• _Problem_: Set down the data below from its first line to the line holding "const yTicks = [0, 20, 40, 60, 80, 100];", inclusive; omit all pictures.

==== Information provided

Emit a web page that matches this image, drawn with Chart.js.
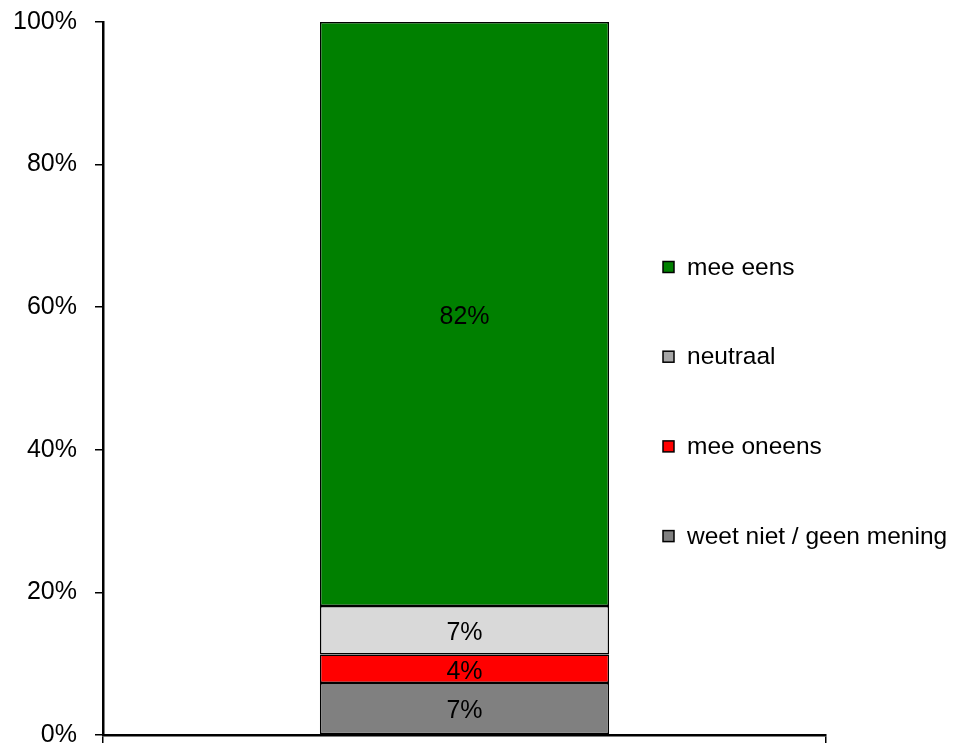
<!DOCTYPE html>
<html>
<head>
<meta charset="utf-8">
<script src="https://cdn.jsdelivr.net/npm/chart.js@4/dist/chart.umd.min.js"></script>
<style>
  html, body { margin: 0; padding: 0; background: #fff; }
  #wrap { width: 955px; height: 743px; }
</style>
</head>
<body>
<div id="wrap"><canvas id="chart" width="955" height="743"></canvas></div>
<script>
// data (percent of answers)
const categories = [''];
const seriesNames = ['weet niet / geen mening', 'mee oneens', 'neutraal', 'mee eens'];
const weetNiet = [7.3];
const meeOneens = [4.0];
const neutraal = [6.8];
const meeEens = [81.9];
const shownLabels = ['7%', '4%', '7%', '82%'];
const yTicks = [0, 20, 40, 60, 80, 100];

const barColors = ['#808080', '#ff0000', '#d9d9d9', '#008000'];
const legendColors = ['#808080', '#ff0000', '#a6a6a6', '#008000'];
const fontFamily = '"Liberation Sans", Arial, sans-serif';

const seriesValues = [weetNiet, meeOneens, neutraal, meeEens];

// labels inside the segments
const segmentLabels = {
    id: 'segmentLabels',
    afterDatasetsDraw(chart) {
        const ctx = chart.ctx;
        ctx.save();
        ctx.fillStyle = '#000';
        ctx.font = '25px ' + fontFamily;
        ctx.textAlign = 'center';
        ctx.textBaseline = 'middle';
        chart.data.datasets.forEach((ds, i) => {
            const meta = chart.getDatasetMeta(i);
            meta.data.forEach(bar => {
                const y = (bar.y + bar.base) / 2;
                ctx.fillText(ds.shownLabel, bar.x, y + 3);
            });
        });
        ctx.restore();
    }
};

// legend drawn over the right part of the plot, top item = top segment
const sideLegend = {
    id: 'sideLegend',
    afterDraw(chart) {
        const ctx = chart.ctx;
        const items = chart.data.datasets.slice().reverse();
        ctx.save();
        ctx.font = '24.5px ' + fontFamily;
        ctx.textBaseline = 'middle';
        items.forEach((ds, k) => {
            const cy = 267 + k * 89.7;
            ctx.fillStyle = ds.legendColor;
            ctx.fillRect(663, cy - 5.5, 11, 11);
            ctx.strokeStyle = '#000';
            ctx.lineWidth = 1.5;
            ctx.strokeRect(663, cy - 5.5, 11, 11);
            ctx.fillStyle = '#000';
            ctx.fillText(ds.label, 687, cy + 1);
        });
        ctx.restore();
    }
};

const datasets = seriesNames.map((name, i) => ({
    label: name,
    data: seriesValues[i],
    shownLabel: shownLabels[i],
    backgroundColor: barColors[i],
    legendColor: legendColors[i],
    borderColor: '#000',
    borderWidth: 1.5,
    borderSkipped: false,
    barPercentage: 0.4,
    categoryPercentage: 1.0
}));

new Chart(document.getElementById('chart').getContext('2d'), {
    type: 'bar',
    data: { labels: categories, datasets: datasets },
    options: {
        responsive: false,
        animation: false,
        layout: { padding: { top: 22, right: 129, bottom: 0, left: 0 } },
        plugins: {
            legend: { display: false },
            tooltip: { enabled: false }
        },
        scales: {
            x: {
                stacked: true,
                border: { color: '#000', width: 2.5 },
                grid: { drawOnChartArea: false, color: '#000', tickLength: 8, lineWidth: 1.5 },
                ticks: { display: false },
                afterFit(scale) { scale.height = 8; }
            },
            y: {
                stacked: true,
                min: 0,
                max: 100,
                afterBuildTicks(scale) { scale.ticks = yTicks.map(v => ({ value: v })); },
                border: { color: '#000', width: 2.5 },
                grid: { drawOnChartArea: false, color: '#000', tickLength: 8, lineWidth: 1.5 },
                ticks: {
                    color: '#000',
                    padding: 18,
                    font: { family: fontFamily, size: 25 },
                    callback: v => v + '%'
                },
                afterFit(scale) {
                    scale.width = 103;
                    scale.paddingTop = 0;
                    scale.paddingBottom = 0;
                }
            }
        }
    },
    plugins: [segmentLabels, sideLegend]
});
</script>
</body>
</html>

========

• _Correct result_:
Emit a web page that matches this image, drawn with Chart.js.
<!DOCTYPE html>
<html>
<head>
<meta charset="utf-8">
<script src="https://cdn.jsdelivr.net/npm/chart.js@4/dist/chart.umd.min.js"></script>
<style>
  html, body { margin: 0; padding: 0; background: #fff; }
  #wrap { width: 955px; height: 743px; }
</style>
</head>
<body>
<div id="wrap"><canvas id="chart" width="955" height="743"></canvas></div>
<script>
// data (percent of answers)
const categories = [''];
const seriesNames = ['weet niet / geen mening', 'mee oneens', 'neutraal', 'mee eens'];
const weetNiet = [7.3];
const meeOneens = [4.0];
const neutraal = [6.8];
const meeEens = [81.9];
const shownLabels = ['7%', '4%', '7%', '82%'];
const yTicks = [0, 20, 40, 60, 80, 100];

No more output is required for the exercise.